— start of LISTED RECORDS —

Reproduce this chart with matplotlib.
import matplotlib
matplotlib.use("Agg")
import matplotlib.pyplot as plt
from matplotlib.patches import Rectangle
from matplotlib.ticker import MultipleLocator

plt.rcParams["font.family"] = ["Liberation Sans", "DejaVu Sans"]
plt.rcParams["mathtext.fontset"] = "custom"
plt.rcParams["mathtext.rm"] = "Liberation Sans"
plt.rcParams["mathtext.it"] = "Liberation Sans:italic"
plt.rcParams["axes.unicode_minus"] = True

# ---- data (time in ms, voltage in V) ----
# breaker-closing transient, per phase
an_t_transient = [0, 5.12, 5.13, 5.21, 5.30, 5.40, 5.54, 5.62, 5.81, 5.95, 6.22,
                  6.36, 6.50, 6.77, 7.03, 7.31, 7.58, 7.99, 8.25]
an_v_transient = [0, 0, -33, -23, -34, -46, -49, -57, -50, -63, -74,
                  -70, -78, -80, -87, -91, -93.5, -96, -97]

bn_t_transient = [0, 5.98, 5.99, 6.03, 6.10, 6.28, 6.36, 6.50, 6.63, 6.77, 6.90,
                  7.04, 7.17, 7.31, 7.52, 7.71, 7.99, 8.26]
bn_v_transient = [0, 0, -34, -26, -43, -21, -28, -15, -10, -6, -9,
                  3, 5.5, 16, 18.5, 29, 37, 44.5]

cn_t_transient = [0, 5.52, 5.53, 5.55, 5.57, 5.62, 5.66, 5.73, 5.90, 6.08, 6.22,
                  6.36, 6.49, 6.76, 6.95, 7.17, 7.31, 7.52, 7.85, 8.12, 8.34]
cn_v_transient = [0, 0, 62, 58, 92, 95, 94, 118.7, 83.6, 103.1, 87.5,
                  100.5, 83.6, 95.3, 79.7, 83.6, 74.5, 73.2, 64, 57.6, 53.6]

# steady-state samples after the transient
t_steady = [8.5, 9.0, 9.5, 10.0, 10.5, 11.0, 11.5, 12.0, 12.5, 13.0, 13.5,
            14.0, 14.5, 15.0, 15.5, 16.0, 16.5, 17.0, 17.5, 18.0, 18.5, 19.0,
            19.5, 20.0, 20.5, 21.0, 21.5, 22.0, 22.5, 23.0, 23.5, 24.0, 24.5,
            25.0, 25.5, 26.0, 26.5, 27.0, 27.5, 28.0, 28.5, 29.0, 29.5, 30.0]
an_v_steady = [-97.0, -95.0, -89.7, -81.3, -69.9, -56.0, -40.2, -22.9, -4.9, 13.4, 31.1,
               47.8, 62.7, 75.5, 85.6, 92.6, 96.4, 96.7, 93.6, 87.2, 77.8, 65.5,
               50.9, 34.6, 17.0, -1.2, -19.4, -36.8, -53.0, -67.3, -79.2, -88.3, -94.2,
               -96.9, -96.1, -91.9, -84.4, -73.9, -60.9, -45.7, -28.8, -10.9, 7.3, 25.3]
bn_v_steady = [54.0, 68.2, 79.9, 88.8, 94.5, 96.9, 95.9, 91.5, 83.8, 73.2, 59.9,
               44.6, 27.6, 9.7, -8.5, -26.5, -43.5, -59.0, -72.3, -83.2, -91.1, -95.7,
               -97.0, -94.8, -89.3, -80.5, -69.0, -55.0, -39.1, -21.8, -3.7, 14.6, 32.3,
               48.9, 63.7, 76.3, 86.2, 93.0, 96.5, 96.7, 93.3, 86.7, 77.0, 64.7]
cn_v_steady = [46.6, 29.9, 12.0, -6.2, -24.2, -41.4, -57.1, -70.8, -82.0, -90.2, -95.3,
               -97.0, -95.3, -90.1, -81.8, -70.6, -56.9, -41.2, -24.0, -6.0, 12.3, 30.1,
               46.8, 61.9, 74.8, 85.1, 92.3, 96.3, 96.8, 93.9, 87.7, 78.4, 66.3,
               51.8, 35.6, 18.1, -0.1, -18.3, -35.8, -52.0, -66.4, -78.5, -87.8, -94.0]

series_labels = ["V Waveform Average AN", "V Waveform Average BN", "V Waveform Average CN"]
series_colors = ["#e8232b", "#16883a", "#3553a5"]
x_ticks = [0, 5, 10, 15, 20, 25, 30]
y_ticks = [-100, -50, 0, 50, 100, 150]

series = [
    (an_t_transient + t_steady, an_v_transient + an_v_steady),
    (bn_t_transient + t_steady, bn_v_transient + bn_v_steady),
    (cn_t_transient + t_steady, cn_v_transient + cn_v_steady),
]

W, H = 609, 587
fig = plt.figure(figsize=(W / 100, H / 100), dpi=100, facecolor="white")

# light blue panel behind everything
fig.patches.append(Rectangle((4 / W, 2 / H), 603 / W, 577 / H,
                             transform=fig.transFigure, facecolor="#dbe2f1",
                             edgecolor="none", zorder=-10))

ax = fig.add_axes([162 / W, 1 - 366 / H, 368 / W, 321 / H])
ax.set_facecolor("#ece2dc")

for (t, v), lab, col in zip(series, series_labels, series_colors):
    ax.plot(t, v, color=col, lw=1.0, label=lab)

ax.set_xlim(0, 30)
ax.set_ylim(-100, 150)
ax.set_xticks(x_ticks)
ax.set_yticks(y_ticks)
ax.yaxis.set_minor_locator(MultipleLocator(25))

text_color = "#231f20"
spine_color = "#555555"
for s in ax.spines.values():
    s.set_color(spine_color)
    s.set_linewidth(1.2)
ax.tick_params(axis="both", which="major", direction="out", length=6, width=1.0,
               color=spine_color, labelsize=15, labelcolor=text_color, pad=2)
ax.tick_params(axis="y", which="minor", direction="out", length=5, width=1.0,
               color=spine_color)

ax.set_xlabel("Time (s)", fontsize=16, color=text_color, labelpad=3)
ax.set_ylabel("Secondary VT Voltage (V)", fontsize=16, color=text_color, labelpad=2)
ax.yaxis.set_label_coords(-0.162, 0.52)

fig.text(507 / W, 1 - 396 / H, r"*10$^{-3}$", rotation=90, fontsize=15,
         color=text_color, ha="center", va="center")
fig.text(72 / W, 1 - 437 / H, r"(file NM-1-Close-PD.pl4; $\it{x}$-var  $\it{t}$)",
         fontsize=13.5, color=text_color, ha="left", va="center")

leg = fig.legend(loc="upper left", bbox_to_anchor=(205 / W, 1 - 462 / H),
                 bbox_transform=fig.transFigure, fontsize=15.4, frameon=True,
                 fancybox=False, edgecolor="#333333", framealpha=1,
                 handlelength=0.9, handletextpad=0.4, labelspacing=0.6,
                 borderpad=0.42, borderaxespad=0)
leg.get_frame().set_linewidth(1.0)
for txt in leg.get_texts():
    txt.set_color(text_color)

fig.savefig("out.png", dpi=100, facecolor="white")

— end of LISTED RECORDS —
— start of LISTED RECORDS —

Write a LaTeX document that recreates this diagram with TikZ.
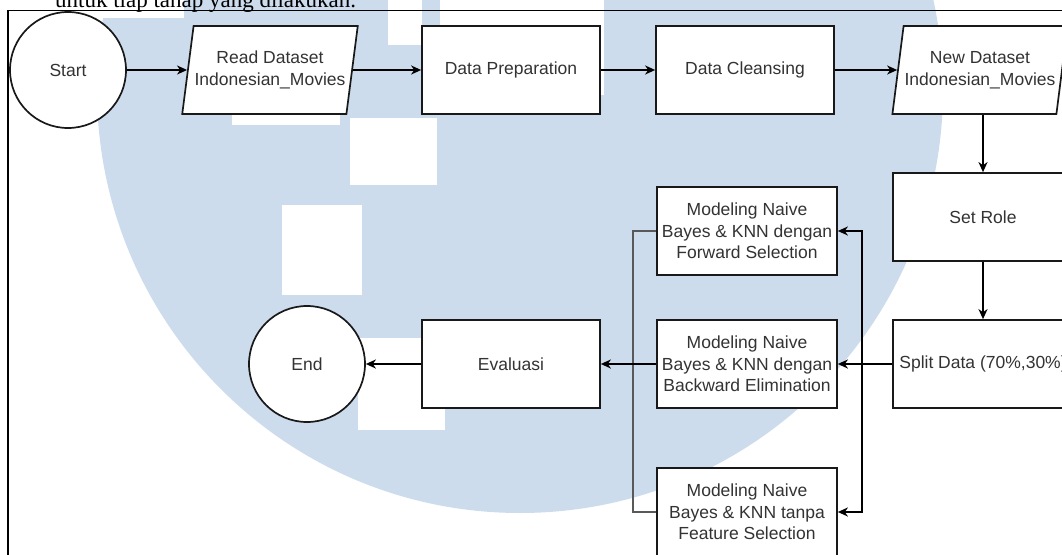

— end of LISTED RECORDS —

== TASK INSTRUCTIONS ==
The lines to return run from the one containing "Reproduce this chart with matplotlib." down to the one containing "100.5, 83.6, 95.3, 79.7, 83.6, 74.5, 73.2, 64, 57.6, 53.6]"; give them exactly, both included, and no others.

== PROBLEM SOLUTION ==
Reproduce this chart with matplotlib.
import matplotlib
matplotlib.use("Agg")
import matplotlib.pyplot as plt
from matplotlib.patches import Rectangle
from matplotlib.ticker import MultipleLocator

plt.rcParams["font.family"] = ["Liberation Sans", "DejaVu Sans"]
plt.rcParams["mathtext.fontset"] = "custom"
plt.rcParams["mathtext.rm"] = "Liberation Sans"
plt.rcParams["mathtext.it"] = "Liberation Sans:italic"
plt.rcParams["axes.unicode_minus"] = True

# ---- data (time in ms, voltage in V) ----
# breaker-closing transient, per phase
an_t_transient = [0, 5.12, 5.13, 5.21, 5.30, 5.40, 5.54, 5.62, 5.81, 5.95, 6.22,
                  6.36, 6.50, 6.77, 7.03, 7.31, 7.58, 7.99, 8.25]
an_v_transient = [0, 0, -33, -23, -34, -46, -49, -57, -50, -63, -74,
                  -70, -78, -80, -87, -91, -93.5, -96, -97]

bn_t_transient = [0, 5.98, 5.99, 6.03, 6.10, 6.28, 6.36, 6.50, 6.63, 6.77, 6.90,
                  7.04, 7.17, 7.31, 7.52, 7.71, 7.99, 8.26]
bn_v_transient = [0, 0, -34, -26, -43, -21, -28, -15, -10, -6, -9,
                  3, 5.5, 16, 18.5, 29, 37, 44.5]

cn_t_transient = [0, 5.52, 5.53, 5.55, 5.57, 5.62, 5.66, 5.73, 5.90, 6.08, 6.22,
                  6.36, 6.49, 6.76, 6.95, 7.17, 7.31, 7.52, 7.85, 8.12, 8.34]
cn_v_transient = [0, 0, 62, 58, 92, 95, 94, 118.7, 83.6, 103.1, 87.5,
                  100.5, 83.6, 95.3, 79.7, 83.6, 74.5, 73.2, 64, 57.6, 53.6]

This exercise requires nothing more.